Die US-Armee hatte Anfang vergangener Woche ihre Angriffe auf die Extremisten vom Irak auf Syrien ausgedehnt. Bisher flogen die USA mindestens 229 Luftangriffe im Irak und 59 in Syrien, berichtete CNN. Fünf arabische Staaten unterstützen die USA dabei. Ziel der USA ist es, den IS in beiden Ländern zu zerstören. Sie wollen dazu auch gemäßigte syrische Rebellen ausrüsten und ausbilden.

Bereits gestern hatte der neu gewählte  der Staatspräsident der Türkei, Recep Tayyip Erdogan, zum erstenmal den Kriegseintritt der Türkei auf Seiten der neuen Anti-IS Allianz angekündigt.

Der Druck aus dem Westen, insbesondere aus den USA, sich am Kampf gegen den IS zu beteiligen, hat offensichtlich eine Kehrtwende in der türkischen Politik bewirkt. Bislang wollte Ankara dem Anti-IS-Bündnis nicht beitreten und erlaubte nicht einmal die Nutzung türkischer Luftwaffenstützpunkte, um von dort Angriffe auf den IS zu fliegen.

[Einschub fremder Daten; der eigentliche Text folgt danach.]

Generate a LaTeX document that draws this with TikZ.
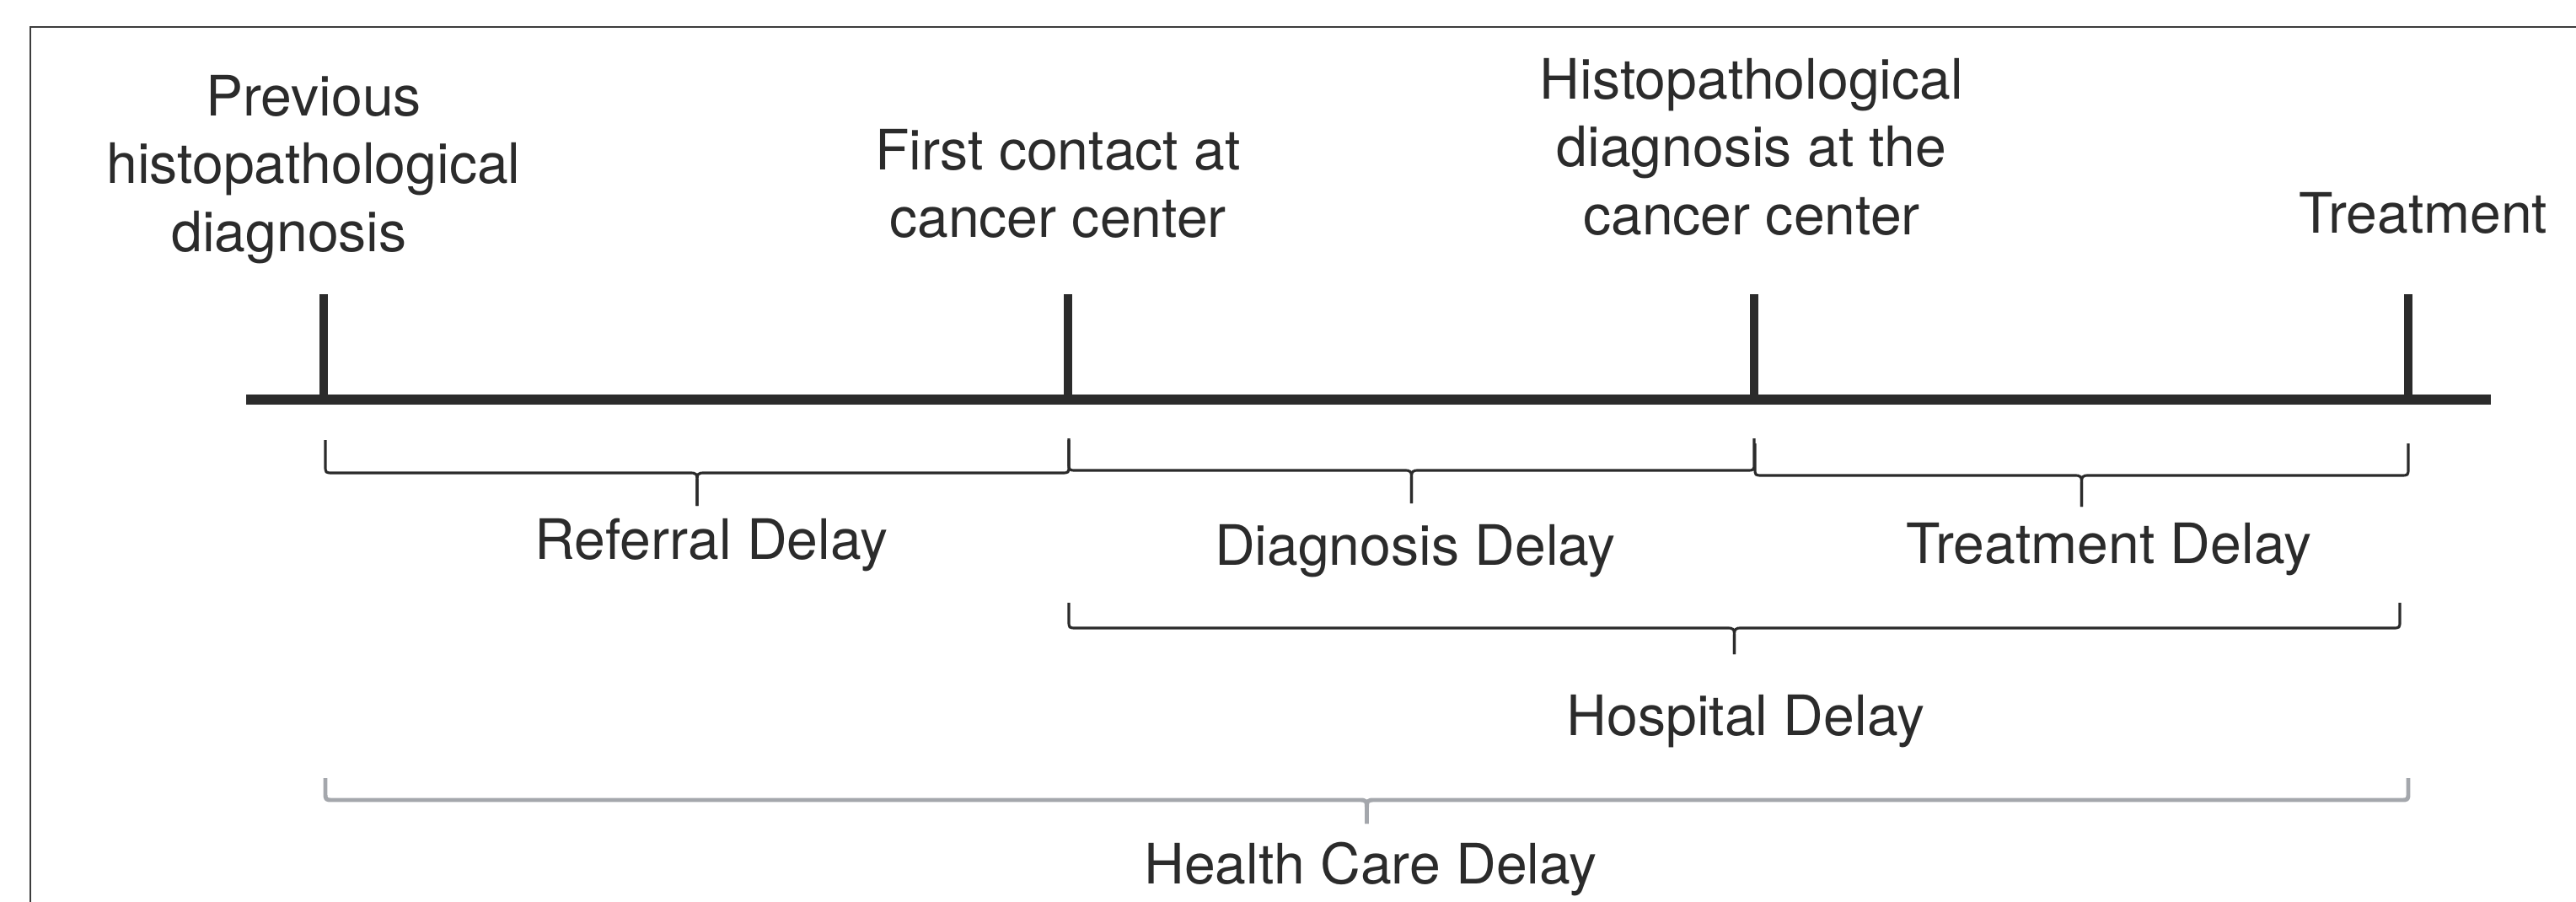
\documentclass[tikz,border=0pt]{standalone}
\usepackage{fontspec}
\setmainfont{TeX Gyre Heros}
\definecolor{ink}{HTML}{2B2B2B}
\definecolor{lightbrace}{HTML}{A4A7AC}
\definecolor{framecol}{HTML}{3C3C3C}
\tikzset{
  lbl/.style={font=\fontsize{18.8pt}{22.76pt}\selectfont, text=ink, inner sep=0pt, align=center, anchor=base},
  axisline/.style={draw=ink, line width=3.4pt},
  tickline/.style={draw=ink, line width=3.1pt},
  darkbrace/.style={draw=ink, line width=0.9pt, line join=round},
  greybrace/.style={draw=lightbrace, line width=1.4pt, line join=round},
}
% #1 style, #2 left x, #3 right x, #4 top of ends, #5 line y, #6 tip y
\newcommand\delaybrace[6]{%
  \pgfmathsetmacro\bxm{(#2+#3)/2}%
  \draw[#1] (#2,#4) -- (#2,#5-9) .. controls (#2,#5) .. (#2+9,#5) -- (\bxm-10,#5) .. controls (\bxm,#5) .. (\bxm,#5+13) -- (\bxm,#6);
  \draw[#1] (#3,#4) -- (#3,#5-9) .. controls (#3,#5) .. (#3-9,#5) -- (\bxm+10,#5) .. controls (\bxm,#5) .. (\bxm,#5+13) -- (\bxm,#6);
}
\begin{document}
\begin{tikzpicture}[x=0.01cm, y=-0.01cm]
\useasboundingbox (0,0) rectangle (3056,1070);
% frame (top and left edges)
\draw[framecol, line width=0.85pt] (36,1075) -- (36,32) -- (3060,32);

% time axis
\coordinate (a0) at (292,474);
\coordinate (a1) at (2955,474);
\coordinate (t1) at (384,474);
\coordinate (t2) at (1267,474);
\coordinate (t3) at (2081,474);
\coordinate (t4) at (2857,474);
\draw[axisline] (a0) -- (a1);
\foreach \t in {t1,t2,t3,t4} \draw[tickline] (\t) -- ++(0,-125);

% event labels (base anchor = baseline of last line)
\node[lbl] (prev)  at (372,298)  {Previous\\histopathological\\diagnosis\hspace*{0.58cm}};
\node[lbl] (first) at (1255,282) {First contact at\\cancer center};
\node[lbl] (histo) at (2078,278) {Histopathological\\diagnosis at the\\cancer center};
\node[lbl] (treat) at (2875,277) {Treatment};

% braces
\delaybrace{darkbrace}{386}{1268}{522}{561}{600}
\delaybrace{darkbrace}{1268}{2081}{520}{558}{597}
\delaybrace{darkbrace}{2082}{2857}{526}{564}{601}
\delaybrace{darkbrace}{1268}{2847}{715}{745}{776}
\delaybrace{greybrace}{386}{2857}{923}{949}{977}

% delay labels
\node[lbl] (refd)  at (844,663)  {Referral Delay};
\node[lbl] (diagd) at (1679,670) {Diagnosis Delay};
\node[lbl] (treatd) at (2502,668) {Treatment Delay};
\node[lbl] (hospd) at (2071,872) {Hospital Delay};
\node[lbl] (healthd) at (1626,1048) {Health Care Delay};
\end{tikzpicture}
\end{document}
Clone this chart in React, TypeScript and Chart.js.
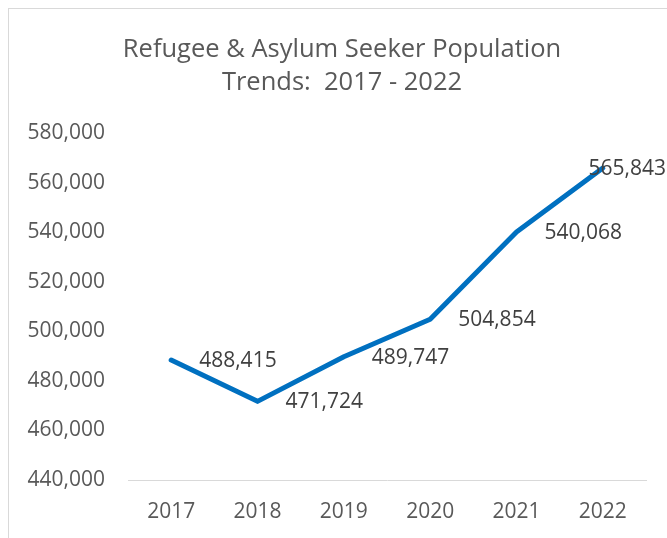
import React, { useEffect, useRef } from "react";
import { Chart, registerables } from "chart.js";

Chart.register(...registerables);

const titleLines = ["Refugee & Asylum Seeker Population", "Trends:  2017 - 2022"];
const years = ["2017", "2018", "2019", "2020", "2021", "2022"];
const population = [488415, 471724, 489747, 504854, 540068, 565843];
const yMin = 440000;
const yMax = 580000;
const yStep = 20000;

const FONT = "'Open Sans', sans-serif";
const CANVAS_W = 658;
const CANVAS_H = 529;

const titlePlugin = {
  id: "customTitle",
  afterDraw(chart: any) {
    const ctx = chart.ctx;
    ctx.save();
    ctx.font = `25.5px ${FONT}`;
    ctx.fillStyle = "#595959";
    ctx.textAlign = "center";
    ctx.textBaseline = "alphabetic";
    titleLines.forEach((line, i) => {
      ctx.fillText(line, 333, 48 + i * 33);
    });
    ctx.restore();
  },
};

const labelPlugin = {
  id: "pointLabels",
  afterDatasetsDraw(chart: any) {
    const ctx = chart.ctx;
    const meta = chart.getDatasetMeta(0);
    ctx.save();
    ctx.font = `21px ${FONT}`;
    ctx.fillStyle = "#404040";
    ctx.textBaseline = "middle";
    ctx.textAlign = "left";
    meta.data.forEach((pt: any, i: number) => {
      const text = population[i].toLocaleString("en-US");
      const w = ctx.measureText(text).width;
      let x = pt.x + 28;
      if (x + w > CANVAS_W - 1) x = CANVAS_W - 1 - w;
      ctx.fillText(text, x, pt.y + 1);
    });
    ctx.restore();
  },
};

export default function App() {
  const ref = useRef<HTMLCanvasElement>(null);
  useEffect(() => {
    if (!ref.current) return;
    const chart = new Chart(ref.current, {
      type: "line",
      data: {
        labels: years,
        datasets: [
          {
            data: population,
            borderColor: "#0070C0",
            borderWidth: 5,
            pointRadius: 0,
            tension: 0,
            borderCapStyle: "round",
            borderJoinStyle: "round",
          },
        ],
      },
      options: {
        animation: false,
        responsive: false,
        layout: { padding: { left: 0, right: 21, top: 124, bottom: 0 } },
        plugins: {
          legend: { display: false },
          tooltip: { enabled: false },
          title: { display: false },
        },
        scales: {
          x: {
            offset: true,
            grid: { display: false, drawTicks: false },
            border: { display: true, color: "#d9d9d9", width: 1 },
            ticks: {
              color: "#595959",
              font: { family: FONT, size: 21 },
              padding: 19,
              maxRotation: 0,
            },
            afterFit(scale: any) {
              scale.height = 58;
            },
          },
          y: {
            min: yMin,
            max: yMax,
            grid: { display: false, drawTicks: false },
            border: { display: false },
            ticks: {
              stepSize: yStep,
              color: "#595959",
              font: { family: FONT, size: 21 },
              padding: 23,
              callback: (v: any) => Number(v).toLocaleString("en-US"),
            },
            afterFit(scale: any) {
              scale.width = 119;
            },
          },
        },
      },
      plugins: [labelPlugin, titlePlugin],
    } as any);
    return () => chart.destroy();
  }, []);
  return (
    <div
      style={{
        position: "fixed",
        left: 0,
        top: 0,
        width: "100vw",
        height: "100vh",
        background: "#fff",
        overflow: "hidden",
      }}
    >
      <div
        style={{
          position: "absolute",
          left: 8,
          top: 8,
          width: 659,
          height: 530,
          boxSizing: "border-box",
          borderTop: "1px solid #d9d9d9",
          borderLeft: "1px solid #d9d9d9",
          overflow: "hidden",
        }}
      >
        <canvas ref={ref} width={CANVAS_W} height={CANVAS_H} style={{ display: "block" }} />
      </div>
    </div>
  );
}
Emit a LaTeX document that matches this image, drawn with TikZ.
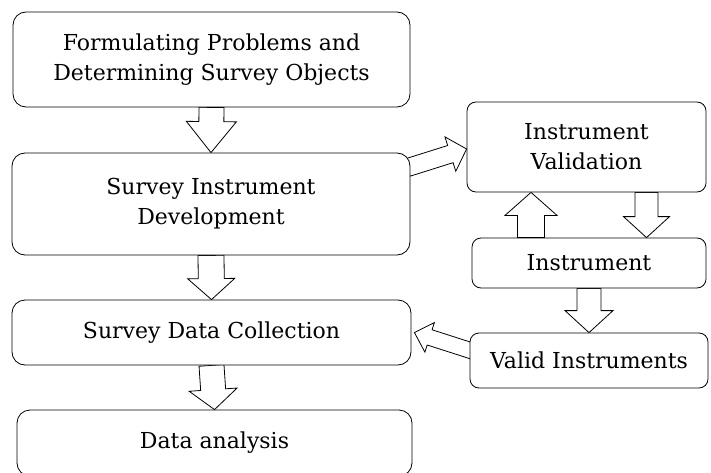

Jetzt sagt Erdogan, die Türkei dürfe sich "bei der Gegenoffensive nicht heraushalten".
  • Anfangs hat Ankara nur humanitäre Hilfe zugesagt, unter anderem die Aufnahme weiterer Flüchtlinge. Derzeit leben nach offiziellen Angaben mehr als 1,5 Millionen Menschen aus Syrien in der Türkei, Tendenz steigend. Erdogan beklagt, die EU müsste sich stärker engagieren, auch finanziell. Die Türkei will aber weiterhin Flüchtlinge aufnehmen.
  • Möglicherweise wird die Türkei, anders als die USA und ihre bisherigen Verbündeten, die lediglich Luftschläge fliegen, Bodentruppen in Syrien einsetzen. Angriffe aus der Luft allein seien nicht ausreichend, um die Militanten zu besiegen, sagte Erdogan.
  • Eine Sicherheitszone für Flüchtlinge soll auf syrischem Territorium geschaffen werden. Dieses Gebiet soll von türkischen Soldaten bewacht werden.
  • Zusätzlich könnte ein Sicherheitspuffer eingerichtet werden, in der ein Flugverbot gilt. Auch hier könnte die türkische Armee die Kontrolle übernehmen, sagte Erdogan.
Wir dürfen alle gespannt sein, wie die Kurden sich mit der Türkischen Armee vertragen wird, wenn es um die Bekämpfung der Bedrohung durch das neue Kalifat geht.